The Turning (2004)[edit]

  • It's a survival thing, making yourself a small target.
    • Short story, 'Big World' - p.10 [Page numbers per the 2006 UK paperback.]
  • "All the big things hurt, the things you remember. If it doesn't hurt it's not important."
    • Short story, 'Abbreviation' - p.26
  • It seemed that these were Joneses who didn't need much keeping up with.
    • Short story, 'Aquifer' - p.39
  • The past is in us, and not behind us. Things are never over.
    • Short story, 'Aquifer' - p.53
  • Though it seemed so beautiful, the world around us was eternally dangerous. The price of spiritual freedom, we learnt, was eternal vigilance. Such a high price for so long.

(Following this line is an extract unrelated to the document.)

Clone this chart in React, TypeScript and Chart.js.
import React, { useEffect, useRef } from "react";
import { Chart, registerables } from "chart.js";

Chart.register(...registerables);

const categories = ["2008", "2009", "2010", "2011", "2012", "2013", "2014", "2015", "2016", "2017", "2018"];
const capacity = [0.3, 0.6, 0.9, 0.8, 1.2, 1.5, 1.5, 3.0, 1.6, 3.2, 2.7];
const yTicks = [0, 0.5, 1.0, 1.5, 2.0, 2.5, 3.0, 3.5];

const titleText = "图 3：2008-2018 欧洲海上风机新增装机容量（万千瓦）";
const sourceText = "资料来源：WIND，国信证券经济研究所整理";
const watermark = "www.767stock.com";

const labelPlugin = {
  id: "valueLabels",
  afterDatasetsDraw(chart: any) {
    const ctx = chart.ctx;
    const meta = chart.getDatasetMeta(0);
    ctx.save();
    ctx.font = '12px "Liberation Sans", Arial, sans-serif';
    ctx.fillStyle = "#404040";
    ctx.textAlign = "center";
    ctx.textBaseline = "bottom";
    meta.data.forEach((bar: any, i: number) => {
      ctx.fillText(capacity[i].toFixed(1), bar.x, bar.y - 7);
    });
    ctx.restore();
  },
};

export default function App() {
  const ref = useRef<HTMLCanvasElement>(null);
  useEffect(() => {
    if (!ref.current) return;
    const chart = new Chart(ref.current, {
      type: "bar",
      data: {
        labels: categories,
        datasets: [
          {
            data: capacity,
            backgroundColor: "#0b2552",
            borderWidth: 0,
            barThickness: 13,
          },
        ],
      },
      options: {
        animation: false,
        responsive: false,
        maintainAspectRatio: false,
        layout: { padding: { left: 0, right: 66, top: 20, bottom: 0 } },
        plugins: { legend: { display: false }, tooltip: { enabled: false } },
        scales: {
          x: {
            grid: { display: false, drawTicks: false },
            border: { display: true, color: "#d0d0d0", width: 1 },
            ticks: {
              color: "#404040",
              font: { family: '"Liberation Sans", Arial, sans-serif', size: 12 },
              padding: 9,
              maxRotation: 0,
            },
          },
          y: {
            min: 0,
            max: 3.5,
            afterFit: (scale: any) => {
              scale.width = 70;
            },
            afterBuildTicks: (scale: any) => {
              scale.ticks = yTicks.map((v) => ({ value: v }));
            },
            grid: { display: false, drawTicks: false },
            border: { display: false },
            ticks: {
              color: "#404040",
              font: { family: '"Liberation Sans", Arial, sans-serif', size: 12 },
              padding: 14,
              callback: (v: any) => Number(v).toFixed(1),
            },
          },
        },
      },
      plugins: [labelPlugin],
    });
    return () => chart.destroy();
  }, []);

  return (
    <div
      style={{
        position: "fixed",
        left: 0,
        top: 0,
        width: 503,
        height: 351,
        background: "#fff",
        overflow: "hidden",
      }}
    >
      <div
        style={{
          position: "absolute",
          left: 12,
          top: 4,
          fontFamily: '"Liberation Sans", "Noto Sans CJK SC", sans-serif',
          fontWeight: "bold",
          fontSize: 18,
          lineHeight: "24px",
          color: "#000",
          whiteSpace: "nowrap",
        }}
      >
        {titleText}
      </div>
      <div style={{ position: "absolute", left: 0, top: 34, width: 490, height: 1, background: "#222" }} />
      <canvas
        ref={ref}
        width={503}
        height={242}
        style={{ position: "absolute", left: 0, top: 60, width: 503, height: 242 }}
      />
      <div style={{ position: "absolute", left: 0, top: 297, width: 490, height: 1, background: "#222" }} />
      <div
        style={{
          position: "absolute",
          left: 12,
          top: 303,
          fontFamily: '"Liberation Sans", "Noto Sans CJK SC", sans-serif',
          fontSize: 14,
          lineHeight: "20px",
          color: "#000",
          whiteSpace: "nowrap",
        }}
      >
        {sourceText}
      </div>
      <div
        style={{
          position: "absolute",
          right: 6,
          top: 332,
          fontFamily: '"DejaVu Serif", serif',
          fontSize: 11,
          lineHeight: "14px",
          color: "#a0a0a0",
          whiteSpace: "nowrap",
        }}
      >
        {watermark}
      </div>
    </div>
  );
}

    • Short story, 'Damaged Goods' - p.60
  • Inside his mother is silent at the stove. Her face is shut down. It's nothing new. The table's set. He washes his hands and, newly protected by his thoughts, settles himself into the silence she's prepared for him. He already knows what his mother thinks. To her, the world is a treacherous place. Nothing lasts. People cheat. They leave. They just up and go. Sooner or later they all bolt and you're left on your own, and the look of reproach she gives him now is but a variation on her whole demeanour, the assumption in every glance, every sigh, every mute chink of cutlery, is that he too will leave her high and dry, just as the old man did three years ago. He's fifteen and it's old news. He feels sorry for her, protective still, but he's had a gutful. He wants her to get over it but he senses that it's beyond her.
    • Short story, 'Cockleshell' - p.116
  • She was sick of conversations with people passing through. Nothing you said to each other mattered a damn because you'd never see them again.